Le Chatelier's principle predicts how equilibrium systems respond to changes in concentration, pressure, and temperature. Understanding these shifts is crucial for controlling chemical reactions in various applications.
Chemical Equilibrium: A Dynamic Process
Defining Chemical Equilibrium
- Chemical equilibrium is a state in which the forward and reverse reactions occur at the same rate, resulting in no net change in the concentrations of reactants and products over time
- The concentrations of reactants and products remain constant at equilibrium, but the reactions continue to occur in both directions at equal rates
- The equilibrium state is dynamic, meaning that the forward and reverse reactions are still occurring, but the rates are balanced, leading to no observable change in the system (water vapor condensing and evaporating at equal rates in a closed container)

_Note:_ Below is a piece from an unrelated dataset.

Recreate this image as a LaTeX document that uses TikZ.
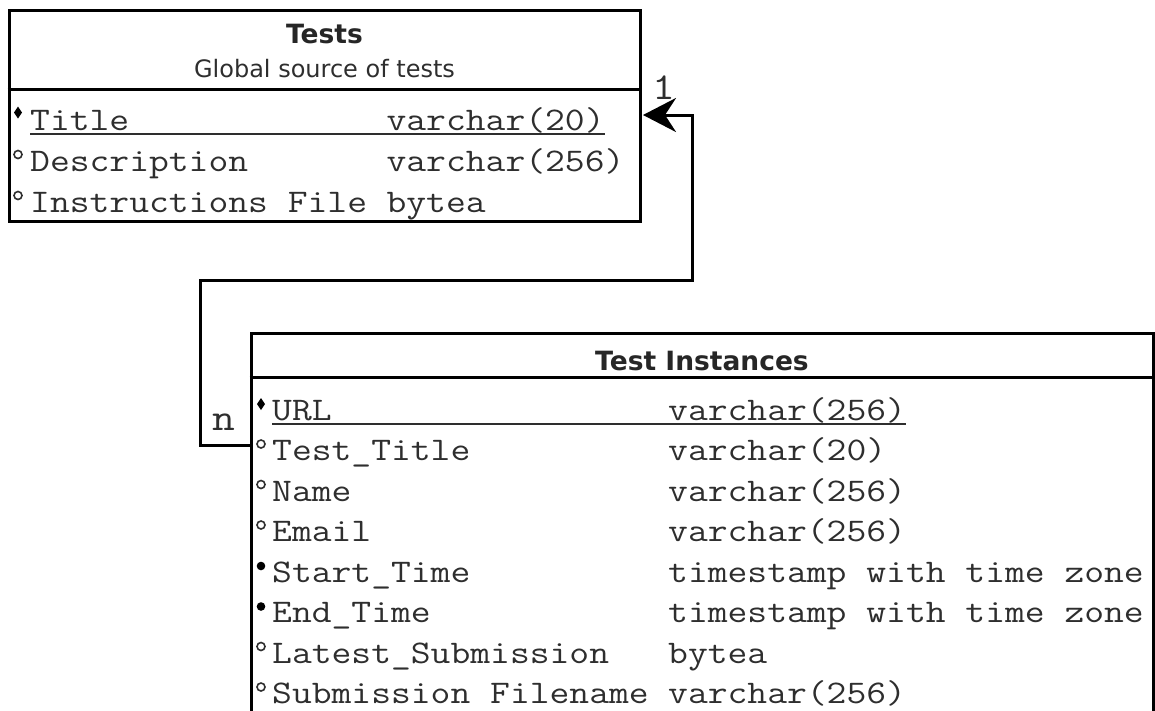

Equilibrium Position and Constant
- The equilibrium position refers to the relative concentrations of reactants and products at equilibrium and can be shifted by changes in the system's conditions
- The equilibrium constant (K) is a quantitative measure of the equilibrium position, representing the ratio of product concentrations to reactant concentrations at equilibrium
- For the reaction $N_2(g) + 3H_2(g) \rightleftharpoons 2NH_3(g)$, the equilibrium constant expression is: $K = \frac{[NH_3]^2}{[N_2][H_2]^3}$
- A larger K value indicates that the equilibrium favors the products, while a smaller K value indicates that the equilibrium favors the reactants
Equilibrium Constant Expressions
Homogeneous and Heterogeneous Equilibria
- The equilibrium constant expression is a mathematical representation of the equilibrium state, relating the concentrations of reactants and products at equilibrium
- For a general reaction $aA + bB \rightleftharpoons cC + dD$, the equilibrium constant expression is: $K = \frac{[C]^c [D]^d}{[A]^a [B]^b}$, where the brackets represent the molar concentrations or partial pressures of the species at equilibrium
- For homogeneous equilibria, where all reactants and products are in the same phase, the equilibrium constant expression includes the concentrations of all species (all gases or all aqueous)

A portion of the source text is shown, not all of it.